= SOURCE RECORDS =
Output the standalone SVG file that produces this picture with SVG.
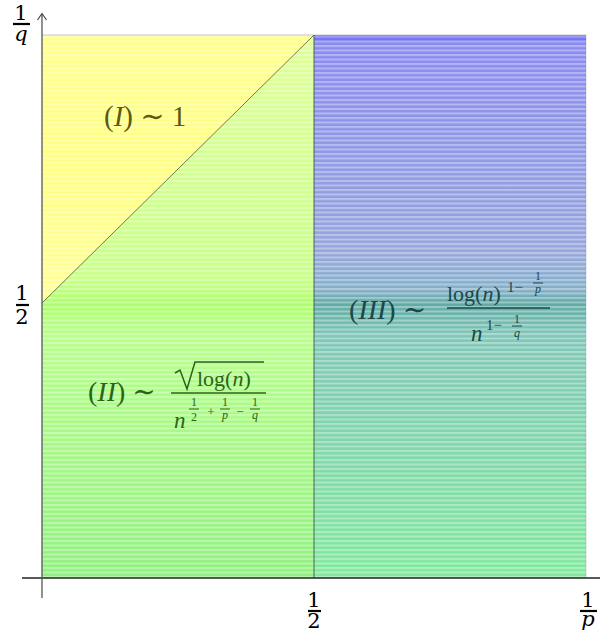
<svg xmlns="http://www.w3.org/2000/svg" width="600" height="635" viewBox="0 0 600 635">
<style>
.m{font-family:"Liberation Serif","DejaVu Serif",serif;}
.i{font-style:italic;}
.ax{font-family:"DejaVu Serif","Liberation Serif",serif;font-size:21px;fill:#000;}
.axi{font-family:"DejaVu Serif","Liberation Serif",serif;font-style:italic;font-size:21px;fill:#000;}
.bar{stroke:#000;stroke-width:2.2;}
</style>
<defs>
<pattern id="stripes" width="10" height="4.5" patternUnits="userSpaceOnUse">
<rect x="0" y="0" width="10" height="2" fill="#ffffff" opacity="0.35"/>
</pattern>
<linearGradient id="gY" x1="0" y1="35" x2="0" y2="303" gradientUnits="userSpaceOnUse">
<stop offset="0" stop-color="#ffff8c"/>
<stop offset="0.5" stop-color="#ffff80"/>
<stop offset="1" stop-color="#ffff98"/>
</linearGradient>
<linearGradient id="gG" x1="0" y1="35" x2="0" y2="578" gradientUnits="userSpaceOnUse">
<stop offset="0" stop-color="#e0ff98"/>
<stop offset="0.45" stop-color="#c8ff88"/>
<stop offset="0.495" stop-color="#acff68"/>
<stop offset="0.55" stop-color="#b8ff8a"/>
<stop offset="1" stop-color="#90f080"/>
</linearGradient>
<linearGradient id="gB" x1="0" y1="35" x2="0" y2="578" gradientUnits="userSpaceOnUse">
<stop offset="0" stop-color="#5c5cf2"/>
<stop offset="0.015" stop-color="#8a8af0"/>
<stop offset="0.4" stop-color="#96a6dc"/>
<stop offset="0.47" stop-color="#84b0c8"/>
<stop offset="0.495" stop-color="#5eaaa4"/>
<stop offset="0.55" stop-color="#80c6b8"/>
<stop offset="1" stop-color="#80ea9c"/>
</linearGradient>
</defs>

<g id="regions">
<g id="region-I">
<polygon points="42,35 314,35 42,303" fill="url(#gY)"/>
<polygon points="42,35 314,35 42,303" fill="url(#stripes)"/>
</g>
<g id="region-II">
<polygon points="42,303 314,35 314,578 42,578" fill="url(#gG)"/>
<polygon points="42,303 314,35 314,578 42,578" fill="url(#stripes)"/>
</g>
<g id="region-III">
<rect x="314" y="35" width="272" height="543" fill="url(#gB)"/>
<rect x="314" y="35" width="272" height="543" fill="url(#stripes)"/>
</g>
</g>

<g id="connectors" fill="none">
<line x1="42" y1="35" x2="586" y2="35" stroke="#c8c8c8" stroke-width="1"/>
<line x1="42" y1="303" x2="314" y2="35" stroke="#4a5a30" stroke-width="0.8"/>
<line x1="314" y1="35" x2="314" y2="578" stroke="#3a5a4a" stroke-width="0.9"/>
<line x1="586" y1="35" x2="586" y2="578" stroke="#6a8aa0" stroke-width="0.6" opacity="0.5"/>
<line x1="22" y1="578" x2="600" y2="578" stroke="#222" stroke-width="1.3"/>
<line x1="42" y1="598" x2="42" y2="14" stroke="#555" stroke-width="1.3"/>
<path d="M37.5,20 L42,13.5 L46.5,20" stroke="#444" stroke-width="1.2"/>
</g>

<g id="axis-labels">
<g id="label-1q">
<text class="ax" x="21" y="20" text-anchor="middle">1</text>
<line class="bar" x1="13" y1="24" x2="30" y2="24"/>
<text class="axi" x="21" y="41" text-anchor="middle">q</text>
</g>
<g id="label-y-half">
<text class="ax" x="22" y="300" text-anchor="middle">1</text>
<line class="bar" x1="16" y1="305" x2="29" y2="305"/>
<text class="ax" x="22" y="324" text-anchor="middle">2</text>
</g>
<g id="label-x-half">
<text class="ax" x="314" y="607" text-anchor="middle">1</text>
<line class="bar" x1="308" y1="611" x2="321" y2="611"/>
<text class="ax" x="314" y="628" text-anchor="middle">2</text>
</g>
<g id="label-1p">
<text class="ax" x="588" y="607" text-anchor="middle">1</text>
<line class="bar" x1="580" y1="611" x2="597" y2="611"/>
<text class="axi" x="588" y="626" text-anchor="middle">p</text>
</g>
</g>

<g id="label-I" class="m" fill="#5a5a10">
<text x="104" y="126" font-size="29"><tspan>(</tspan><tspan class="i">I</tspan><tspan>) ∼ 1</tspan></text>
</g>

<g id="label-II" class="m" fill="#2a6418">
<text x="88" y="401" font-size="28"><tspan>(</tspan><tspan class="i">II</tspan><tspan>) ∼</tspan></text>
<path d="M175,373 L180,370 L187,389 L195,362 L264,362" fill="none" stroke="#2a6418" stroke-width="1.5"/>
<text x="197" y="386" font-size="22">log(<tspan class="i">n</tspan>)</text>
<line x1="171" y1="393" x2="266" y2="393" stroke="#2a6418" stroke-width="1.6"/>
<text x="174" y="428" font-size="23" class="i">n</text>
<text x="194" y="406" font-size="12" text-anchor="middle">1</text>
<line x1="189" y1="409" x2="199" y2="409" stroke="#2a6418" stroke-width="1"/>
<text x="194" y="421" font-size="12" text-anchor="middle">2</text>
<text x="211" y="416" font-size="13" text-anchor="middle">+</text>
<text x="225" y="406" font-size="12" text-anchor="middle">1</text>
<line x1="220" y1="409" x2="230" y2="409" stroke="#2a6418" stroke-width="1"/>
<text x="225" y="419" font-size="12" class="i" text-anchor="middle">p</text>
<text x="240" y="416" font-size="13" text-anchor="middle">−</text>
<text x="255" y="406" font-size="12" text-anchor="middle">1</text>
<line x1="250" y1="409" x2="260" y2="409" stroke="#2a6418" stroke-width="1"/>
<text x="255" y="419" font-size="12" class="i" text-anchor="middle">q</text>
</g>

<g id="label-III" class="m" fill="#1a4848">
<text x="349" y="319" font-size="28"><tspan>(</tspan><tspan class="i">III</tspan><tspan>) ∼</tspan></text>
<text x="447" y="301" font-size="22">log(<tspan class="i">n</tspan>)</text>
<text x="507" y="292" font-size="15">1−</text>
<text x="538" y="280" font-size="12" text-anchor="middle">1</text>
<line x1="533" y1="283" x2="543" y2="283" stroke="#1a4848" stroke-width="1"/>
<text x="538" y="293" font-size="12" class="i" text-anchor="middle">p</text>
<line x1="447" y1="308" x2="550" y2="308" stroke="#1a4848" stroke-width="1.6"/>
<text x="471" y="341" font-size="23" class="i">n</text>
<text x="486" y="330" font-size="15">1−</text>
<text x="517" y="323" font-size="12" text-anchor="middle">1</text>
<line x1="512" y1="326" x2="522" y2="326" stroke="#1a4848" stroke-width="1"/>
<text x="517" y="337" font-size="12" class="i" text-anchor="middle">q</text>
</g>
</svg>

...

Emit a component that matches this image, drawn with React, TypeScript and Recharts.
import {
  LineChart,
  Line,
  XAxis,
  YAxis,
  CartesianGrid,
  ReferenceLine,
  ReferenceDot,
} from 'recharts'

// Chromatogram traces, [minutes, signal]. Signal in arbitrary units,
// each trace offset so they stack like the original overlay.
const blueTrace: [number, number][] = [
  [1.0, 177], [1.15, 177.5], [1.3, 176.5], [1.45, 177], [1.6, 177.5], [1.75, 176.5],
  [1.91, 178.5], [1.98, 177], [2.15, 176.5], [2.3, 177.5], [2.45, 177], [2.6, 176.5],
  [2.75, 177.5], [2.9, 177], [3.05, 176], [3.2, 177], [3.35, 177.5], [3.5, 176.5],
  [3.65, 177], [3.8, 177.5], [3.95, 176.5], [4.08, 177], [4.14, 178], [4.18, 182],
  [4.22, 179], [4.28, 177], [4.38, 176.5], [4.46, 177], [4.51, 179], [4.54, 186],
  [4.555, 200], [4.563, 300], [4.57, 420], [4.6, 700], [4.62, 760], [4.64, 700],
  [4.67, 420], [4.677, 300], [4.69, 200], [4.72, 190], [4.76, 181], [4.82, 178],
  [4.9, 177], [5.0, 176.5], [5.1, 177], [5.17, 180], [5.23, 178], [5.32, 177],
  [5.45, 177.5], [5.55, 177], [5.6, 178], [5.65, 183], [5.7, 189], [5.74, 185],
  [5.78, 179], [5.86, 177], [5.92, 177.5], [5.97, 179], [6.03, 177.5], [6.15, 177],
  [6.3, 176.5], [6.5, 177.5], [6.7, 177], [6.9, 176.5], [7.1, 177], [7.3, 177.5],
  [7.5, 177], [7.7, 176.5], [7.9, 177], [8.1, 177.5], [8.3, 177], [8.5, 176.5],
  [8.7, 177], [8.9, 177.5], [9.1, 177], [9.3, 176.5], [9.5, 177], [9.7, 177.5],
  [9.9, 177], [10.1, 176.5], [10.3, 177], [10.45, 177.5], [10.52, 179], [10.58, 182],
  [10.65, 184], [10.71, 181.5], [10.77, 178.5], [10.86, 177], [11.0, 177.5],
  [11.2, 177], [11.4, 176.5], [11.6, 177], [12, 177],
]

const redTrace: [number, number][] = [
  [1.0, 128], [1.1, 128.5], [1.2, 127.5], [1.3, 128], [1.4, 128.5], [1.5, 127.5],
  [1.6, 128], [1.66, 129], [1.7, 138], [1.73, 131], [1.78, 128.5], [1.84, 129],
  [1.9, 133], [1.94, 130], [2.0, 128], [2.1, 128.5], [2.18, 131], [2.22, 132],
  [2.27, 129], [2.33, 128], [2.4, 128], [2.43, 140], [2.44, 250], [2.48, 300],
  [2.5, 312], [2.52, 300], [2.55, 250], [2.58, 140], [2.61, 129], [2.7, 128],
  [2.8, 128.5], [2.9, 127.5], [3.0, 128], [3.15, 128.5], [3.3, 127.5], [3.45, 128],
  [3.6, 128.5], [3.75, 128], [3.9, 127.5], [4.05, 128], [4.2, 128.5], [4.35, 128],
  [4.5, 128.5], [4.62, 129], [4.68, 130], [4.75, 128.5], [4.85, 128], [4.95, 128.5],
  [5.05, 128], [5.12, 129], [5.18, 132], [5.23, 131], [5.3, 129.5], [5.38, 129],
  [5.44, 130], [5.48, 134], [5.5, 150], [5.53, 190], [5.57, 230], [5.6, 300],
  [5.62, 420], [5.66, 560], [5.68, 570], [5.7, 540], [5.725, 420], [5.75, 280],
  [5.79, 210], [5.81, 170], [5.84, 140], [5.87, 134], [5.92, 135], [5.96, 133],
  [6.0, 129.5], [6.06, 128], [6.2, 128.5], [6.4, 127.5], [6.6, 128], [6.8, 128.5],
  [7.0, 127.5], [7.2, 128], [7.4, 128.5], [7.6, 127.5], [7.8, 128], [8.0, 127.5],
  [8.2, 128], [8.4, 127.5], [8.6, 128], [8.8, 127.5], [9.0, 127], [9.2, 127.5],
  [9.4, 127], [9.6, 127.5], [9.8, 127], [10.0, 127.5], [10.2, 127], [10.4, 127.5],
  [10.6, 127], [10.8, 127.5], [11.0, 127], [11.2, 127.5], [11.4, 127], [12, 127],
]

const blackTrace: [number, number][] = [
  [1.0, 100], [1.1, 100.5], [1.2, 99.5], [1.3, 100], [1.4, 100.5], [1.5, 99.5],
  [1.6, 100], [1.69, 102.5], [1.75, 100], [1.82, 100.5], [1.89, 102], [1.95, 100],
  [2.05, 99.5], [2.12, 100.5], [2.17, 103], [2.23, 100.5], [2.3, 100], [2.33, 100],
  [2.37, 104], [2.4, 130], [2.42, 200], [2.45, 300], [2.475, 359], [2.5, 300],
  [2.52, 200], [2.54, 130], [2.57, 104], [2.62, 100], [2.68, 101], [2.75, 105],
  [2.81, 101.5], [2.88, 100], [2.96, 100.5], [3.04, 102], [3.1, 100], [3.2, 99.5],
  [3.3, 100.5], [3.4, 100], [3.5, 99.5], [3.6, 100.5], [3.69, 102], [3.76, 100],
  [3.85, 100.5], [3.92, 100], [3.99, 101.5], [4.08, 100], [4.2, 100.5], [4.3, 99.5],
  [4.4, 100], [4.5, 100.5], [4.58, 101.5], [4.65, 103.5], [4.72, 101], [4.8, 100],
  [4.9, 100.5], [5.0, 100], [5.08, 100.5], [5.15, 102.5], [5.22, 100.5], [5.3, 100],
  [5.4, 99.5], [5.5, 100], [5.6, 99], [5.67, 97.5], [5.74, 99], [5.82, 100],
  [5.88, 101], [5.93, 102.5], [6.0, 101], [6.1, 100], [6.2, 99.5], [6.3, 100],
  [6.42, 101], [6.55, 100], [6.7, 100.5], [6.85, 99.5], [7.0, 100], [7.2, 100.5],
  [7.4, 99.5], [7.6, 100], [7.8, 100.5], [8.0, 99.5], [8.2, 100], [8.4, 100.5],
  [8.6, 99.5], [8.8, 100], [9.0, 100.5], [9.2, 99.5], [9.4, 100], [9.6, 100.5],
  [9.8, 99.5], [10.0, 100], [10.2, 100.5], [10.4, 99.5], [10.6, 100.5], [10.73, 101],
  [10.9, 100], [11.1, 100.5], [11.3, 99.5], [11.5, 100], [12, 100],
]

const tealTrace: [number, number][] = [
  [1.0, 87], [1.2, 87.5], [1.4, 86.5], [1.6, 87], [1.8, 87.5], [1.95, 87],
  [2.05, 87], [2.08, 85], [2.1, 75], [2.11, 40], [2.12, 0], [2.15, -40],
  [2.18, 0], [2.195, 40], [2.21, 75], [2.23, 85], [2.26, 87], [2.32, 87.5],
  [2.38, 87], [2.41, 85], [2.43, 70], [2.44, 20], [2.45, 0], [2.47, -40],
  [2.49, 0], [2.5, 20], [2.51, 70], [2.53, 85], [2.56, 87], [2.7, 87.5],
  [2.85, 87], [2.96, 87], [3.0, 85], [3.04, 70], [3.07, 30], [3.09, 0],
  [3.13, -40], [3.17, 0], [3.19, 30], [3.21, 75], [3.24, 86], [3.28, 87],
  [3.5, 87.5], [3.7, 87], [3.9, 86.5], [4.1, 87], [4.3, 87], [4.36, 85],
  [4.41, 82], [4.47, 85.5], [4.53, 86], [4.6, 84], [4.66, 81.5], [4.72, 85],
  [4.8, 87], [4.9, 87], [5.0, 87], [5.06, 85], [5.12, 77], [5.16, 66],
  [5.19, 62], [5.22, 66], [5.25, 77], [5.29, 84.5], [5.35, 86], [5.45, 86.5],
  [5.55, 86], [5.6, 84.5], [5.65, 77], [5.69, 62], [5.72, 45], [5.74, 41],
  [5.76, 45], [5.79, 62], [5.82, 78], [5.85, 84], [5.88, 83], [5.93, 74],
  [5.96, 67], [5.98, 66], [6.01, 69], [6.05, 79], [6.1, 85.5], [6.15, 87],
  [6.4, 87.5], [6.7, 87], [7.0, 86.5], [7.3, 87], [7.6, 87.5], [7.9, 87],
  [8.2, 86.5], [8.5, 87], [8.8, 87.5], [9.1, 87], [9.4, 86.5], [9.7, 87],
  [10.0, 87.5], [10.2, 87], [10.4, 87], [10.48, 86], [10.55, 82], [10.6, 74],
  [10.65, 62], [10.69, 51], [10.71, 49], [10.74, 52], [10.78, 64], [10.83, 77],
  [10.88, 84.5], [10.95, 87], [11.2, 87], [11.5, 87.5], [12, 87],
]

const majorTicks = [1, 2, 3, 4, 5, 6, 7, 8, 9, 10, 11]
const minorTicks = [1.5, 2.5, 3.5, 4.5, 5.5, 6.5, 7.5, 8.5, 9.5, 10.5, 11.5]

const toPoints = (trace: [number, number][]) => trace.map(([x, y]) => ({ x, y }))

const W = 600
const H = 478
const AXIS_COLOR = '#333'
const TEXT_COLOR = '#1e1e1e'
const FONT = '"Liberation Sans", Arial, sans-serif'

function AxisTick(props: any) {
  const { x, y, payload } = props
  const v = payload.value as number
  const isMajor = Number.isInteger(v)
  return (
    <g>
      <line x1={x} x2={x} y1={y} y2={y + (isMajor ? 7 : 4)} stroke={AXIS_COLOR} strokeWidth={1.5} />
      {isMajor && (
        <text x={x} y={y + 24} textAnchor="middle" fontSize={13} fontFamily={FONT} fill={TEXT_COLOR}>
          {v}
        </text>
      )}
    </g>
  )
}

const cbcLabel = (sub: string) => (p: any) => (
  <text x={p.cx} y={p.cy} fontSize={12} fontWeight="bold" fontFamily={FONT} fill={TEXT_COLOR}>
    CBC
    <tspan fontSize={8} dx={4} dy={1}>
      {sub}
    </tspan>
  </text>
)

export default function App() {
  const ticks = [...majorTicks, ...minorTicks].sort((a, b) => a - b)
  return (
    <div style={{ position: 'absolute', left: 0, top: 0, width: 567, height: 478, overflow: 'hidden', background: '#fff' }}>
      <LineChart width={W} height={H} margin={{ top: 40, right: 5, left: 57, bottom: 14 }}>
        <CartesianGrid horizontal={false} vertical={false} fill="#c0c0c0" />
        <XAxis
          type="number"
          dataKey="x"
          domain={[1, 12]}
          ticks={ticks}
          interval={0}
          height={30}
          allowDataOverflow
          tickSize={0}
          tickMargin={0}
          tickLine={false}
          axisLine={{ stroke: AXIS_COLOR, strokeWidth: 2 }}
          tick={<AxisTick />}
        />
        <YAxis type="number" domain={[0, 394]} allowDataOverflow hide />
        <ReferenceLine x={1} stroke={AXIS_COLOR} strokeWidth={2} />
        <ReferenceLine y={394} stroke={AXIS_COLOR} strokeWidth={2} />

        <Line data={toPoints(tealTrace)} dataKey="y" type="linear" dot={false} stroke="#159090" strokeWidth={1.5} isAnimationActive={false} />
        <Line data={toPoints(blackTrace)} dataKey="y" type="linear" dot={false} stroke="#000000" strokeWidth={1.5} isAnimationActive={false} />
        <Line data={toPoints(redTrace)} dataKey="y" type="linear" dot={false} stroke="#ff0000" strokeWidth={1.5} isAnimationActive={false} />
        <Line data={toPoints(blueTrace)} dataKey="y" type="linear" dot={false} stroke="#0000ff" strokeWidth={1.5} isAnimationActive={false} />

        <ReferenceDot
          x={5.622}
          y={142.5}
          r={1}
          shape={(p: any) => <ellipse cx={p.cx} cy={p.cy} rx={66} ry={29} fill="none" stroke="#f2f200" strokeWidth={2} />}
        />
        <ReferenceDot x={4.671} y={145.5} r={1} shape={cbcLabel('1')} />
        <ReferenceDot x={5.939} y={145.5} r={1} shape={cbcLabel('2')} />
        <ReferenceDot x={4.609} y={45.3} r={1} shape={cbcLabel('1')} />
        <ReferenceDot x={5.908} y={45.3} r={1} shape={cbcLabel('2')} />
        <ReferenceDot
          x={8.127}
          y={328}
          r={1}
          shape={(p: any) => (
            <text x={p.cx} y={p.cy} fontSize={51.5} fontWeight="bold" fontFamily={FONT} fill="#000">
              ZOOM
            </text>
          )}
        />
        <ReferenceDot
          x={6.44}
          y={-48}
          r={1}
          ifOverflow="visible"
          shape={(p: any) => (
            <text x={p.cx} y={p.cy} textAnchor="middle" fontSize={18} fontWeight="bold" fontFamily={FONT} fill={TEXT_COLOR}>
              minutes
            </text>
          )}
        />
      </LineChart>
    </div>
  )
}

= STATED TASK =
The string "with" may appear in lines of the listing above; tally those lines and give the number only.

= EXPECTED ANSWER =
2